'''

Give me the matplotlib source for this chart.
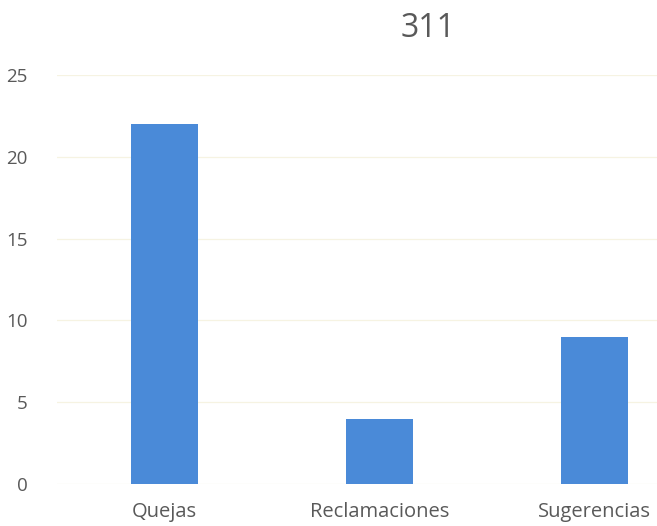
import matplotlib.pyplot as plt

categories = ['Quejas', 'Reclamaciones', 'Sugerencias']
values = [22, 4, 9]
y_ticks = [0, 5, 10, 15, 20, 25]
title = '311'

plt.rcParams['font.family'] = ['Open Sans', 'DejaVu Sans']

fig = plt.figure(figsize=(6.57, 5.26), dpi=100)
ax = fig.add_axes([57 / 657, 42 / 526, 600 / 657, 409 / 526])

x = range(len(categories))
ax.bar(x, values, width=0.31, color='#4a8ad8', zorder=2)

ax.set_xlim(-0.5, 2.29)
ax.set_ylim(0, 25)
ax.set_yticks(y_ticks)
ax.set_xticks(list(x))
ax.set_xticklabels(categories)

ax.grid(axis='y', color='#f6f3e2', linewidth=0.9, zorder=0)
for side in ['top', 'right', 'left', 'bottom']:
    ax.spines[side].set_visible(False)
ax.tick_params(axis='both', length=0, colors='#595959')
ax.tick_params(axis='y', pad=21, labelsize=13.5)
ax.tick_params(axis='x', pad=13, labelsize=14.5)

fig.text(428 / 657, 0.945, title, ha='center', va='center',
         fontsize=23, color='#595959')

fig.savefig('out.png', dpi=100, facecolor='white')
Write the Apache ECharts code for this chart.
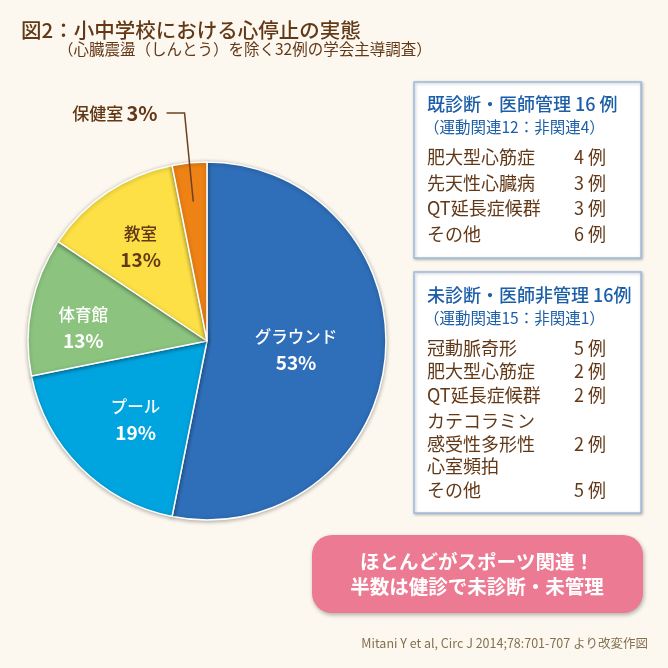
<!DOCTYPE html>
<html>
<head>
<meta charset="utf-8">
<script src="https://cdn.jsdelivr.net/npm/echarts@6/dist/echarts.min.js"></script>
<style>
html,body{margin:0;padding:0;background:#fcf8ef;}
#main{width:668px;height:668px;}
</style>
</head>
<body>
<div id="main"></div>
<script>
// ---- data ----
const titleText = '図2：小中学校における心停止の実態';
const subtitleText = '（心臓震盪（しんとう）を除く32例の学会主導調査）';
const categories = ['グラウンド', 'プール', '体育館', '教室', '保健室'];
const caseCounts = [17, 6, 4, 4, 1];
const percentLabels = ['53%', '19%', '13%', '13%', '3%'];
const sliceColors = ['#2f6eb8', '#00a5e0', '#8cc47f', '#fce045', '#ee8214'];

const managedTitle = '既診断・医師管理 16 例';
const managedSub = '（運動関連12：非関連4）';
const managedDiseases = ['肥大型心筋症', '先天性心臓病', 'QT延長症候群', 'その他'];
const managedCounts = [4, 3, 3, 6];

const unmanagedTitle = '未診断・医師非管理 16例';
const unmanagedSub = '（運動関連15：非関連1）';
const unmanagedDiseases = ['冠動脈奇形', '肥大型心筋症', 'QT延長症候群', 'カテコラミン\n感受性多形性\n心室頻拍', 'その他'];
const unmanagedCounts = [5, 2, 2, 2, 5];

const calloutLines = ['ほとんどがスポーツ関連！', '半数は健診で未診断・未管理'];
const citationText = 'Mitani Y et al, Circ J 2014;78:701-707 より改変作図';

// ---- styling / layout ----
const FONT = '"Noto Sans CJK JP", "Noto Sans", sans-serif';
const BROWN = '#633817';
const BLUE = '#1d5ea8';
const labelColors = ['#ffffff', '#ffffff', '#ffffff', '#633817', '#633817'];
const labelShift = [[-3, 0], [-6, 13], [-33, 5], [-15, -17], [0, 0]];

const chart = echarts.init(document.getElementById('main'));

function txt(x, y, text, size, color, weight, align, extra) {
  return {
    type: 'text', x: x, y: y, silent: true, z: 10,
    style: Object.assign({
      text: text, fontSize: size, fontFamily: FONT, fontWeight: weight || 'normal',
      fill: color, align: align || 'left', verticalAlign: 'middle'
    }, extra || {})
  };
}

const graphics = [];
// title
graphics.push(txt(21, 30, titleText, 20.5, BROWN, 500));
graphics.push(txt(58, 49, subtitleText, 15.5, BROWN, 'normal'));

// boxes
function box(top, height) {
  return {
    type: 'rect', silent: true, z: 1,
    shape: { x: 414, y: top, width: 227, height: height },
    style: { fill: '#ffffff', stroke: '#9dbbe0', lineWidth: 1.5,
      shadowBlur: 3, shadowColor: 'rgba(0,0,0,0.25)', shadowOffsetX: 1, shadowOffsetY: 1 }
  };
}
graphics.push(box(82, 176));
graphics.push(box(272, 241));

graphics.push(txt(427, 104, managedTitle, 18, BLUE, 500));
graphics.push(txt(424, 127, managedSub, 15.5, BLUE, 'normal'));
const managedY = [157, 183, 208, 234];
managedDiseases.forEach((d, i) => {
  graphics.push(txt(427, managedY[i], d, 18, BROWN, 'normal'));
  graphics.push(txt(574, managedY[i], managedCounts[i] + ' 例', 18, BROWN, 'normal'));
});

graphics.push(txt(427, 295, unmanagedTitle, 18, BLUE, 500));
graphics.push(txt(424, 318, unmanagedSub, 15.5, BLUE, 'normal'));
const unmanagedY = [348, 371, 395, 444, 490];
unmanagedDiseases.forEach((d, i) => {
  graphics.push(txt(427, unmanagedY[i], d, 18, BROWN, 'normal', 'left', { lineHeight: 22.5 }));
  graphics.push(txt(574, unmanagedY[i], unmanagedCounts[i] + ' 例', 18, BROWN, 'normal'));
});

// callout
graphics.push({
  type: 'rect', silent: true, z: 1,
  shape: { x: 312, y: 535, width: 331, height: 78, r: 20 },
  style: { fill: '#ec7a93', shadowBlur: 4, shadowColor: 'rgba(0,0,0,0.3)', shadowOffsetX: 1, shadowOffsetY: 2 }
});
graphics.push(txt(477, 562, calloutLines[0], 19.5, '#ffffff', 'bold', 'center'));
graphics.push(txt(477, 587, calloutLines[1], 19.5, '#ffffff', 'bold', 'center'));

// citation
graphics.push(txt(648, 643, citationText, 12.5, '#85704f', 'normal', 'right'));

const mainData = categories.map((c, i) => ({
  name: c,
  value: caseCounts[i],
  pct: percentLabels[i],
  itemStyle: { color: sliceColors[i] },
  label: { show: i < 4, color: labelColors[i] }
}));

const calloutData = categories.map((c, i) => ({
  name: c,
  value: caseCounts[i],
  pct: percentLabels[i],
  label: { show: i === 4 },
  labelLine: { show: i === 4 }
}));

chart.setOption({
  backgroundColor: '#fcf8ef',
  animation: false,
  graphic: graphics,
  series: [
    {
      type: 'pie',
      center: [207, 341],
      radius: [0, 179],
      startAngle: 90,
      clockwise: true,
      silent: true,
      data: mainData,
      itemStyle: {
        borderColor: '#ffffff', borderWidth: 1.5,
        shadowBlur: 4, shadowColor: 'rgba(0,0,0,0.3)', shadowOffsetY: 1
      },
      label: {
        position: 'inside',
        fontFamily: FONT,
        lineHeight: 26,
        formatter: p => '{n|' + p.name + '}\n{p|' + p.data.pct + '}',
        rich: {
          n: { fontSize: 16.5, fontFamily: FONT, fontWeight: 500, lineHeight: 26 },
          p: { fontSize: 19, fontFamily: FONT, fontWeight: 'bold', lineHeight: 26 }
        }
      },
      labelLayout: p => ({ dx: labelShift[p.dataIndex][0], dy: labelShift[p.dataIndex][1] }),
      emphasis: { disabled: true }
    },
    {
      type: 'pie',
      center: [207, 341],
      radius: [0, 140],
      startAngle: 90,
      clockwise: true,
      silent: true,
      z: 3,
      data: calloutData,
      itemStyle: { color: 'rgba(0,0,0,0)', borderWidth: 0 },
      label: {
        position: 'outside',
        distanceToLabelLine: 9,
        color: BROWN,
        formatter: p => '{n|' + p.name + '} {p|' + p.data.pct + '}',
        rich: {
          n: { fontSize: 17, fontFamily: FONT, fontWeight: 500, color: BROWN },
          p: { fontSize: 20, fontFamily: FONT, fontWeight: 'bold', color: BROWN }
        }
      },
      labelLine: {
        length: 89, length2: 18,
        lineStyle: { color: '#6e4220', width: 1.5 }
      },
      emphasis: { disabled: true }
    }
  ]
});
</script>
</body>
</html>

'''

# Instructions to follow:
Only the number is wanted: how many lines contain the string "this"?

# Exercise output:
2